Wednesday, August 05, 2009


Europe is the example we need to follow, bike lanes encourage more cycling, and the more cyclists on the road the safer things become.

More and more, it seems to me that that 80's were an aberration in the natural evolution of society that we have been playing catch up from ever since. The deregulation of the financial system, the birth of the "war on drugs," the willful ignorance of the lurking energy crisis, and as detailed in this volume, the turning away from the bicycle, are the legacy of the decade that we are paying for today. But now that the hangover from the financial crisis is settling in, it seems to be the perfect time to reconsider those choices.

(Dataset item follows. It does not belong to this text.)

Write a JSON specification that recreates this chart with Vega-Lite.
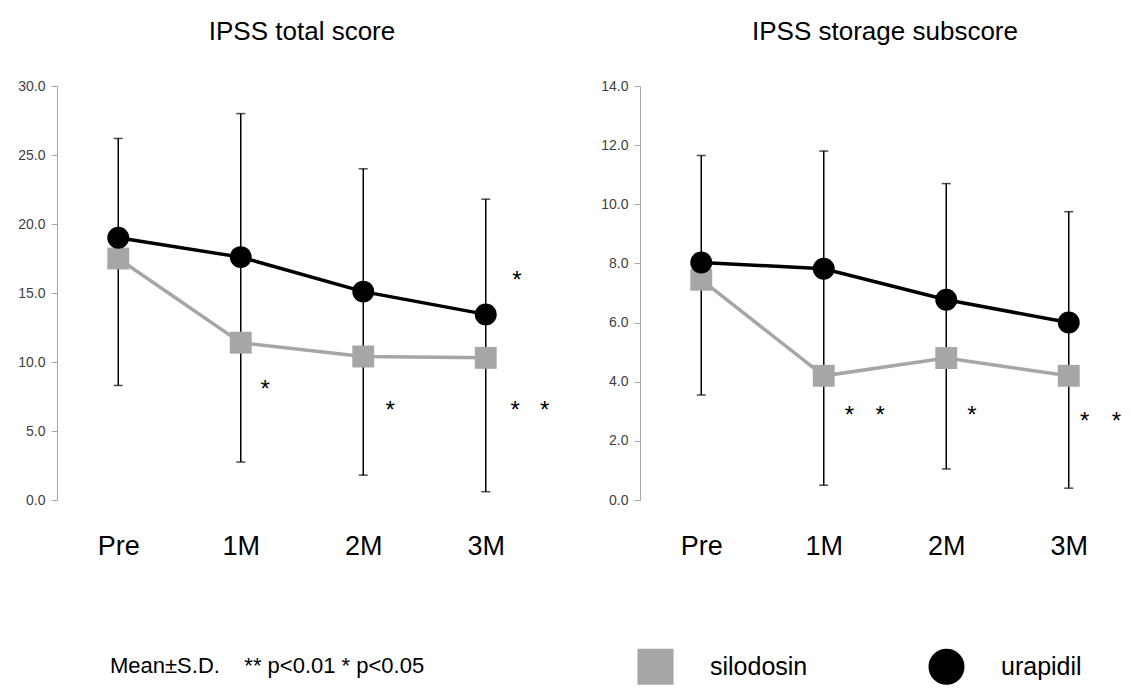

Jeff Mapes went far and wide to chronicle the ongoing resurgence of the bicycle and the result is a must-read for anyone interested in promoting cycling. The history of the bicycle lobby in the US, the burgeoning urban bike culture, European bike meccas and more are examined. Mapes tell tales of riding through NYC in a critical mass herd, navigating the choreographed chaos of Copenhagen by bike, and commuting in Portland, OR, and along the way introduces lawmakers, industry types, academics, activists, and just plain everyday folks who happen to ride bikes.

The reasons to ride a bike today are legion, but Mapes seems convinced that the only one that really sticks is that it's just plain fun. And so is reading his book. A mellow optimism infuses each page, and I suppose it would be hard not feel otherwise when you learn about all the blood, sweat, tears, gears, beers, and laughs that have been had pushing the bike movement on.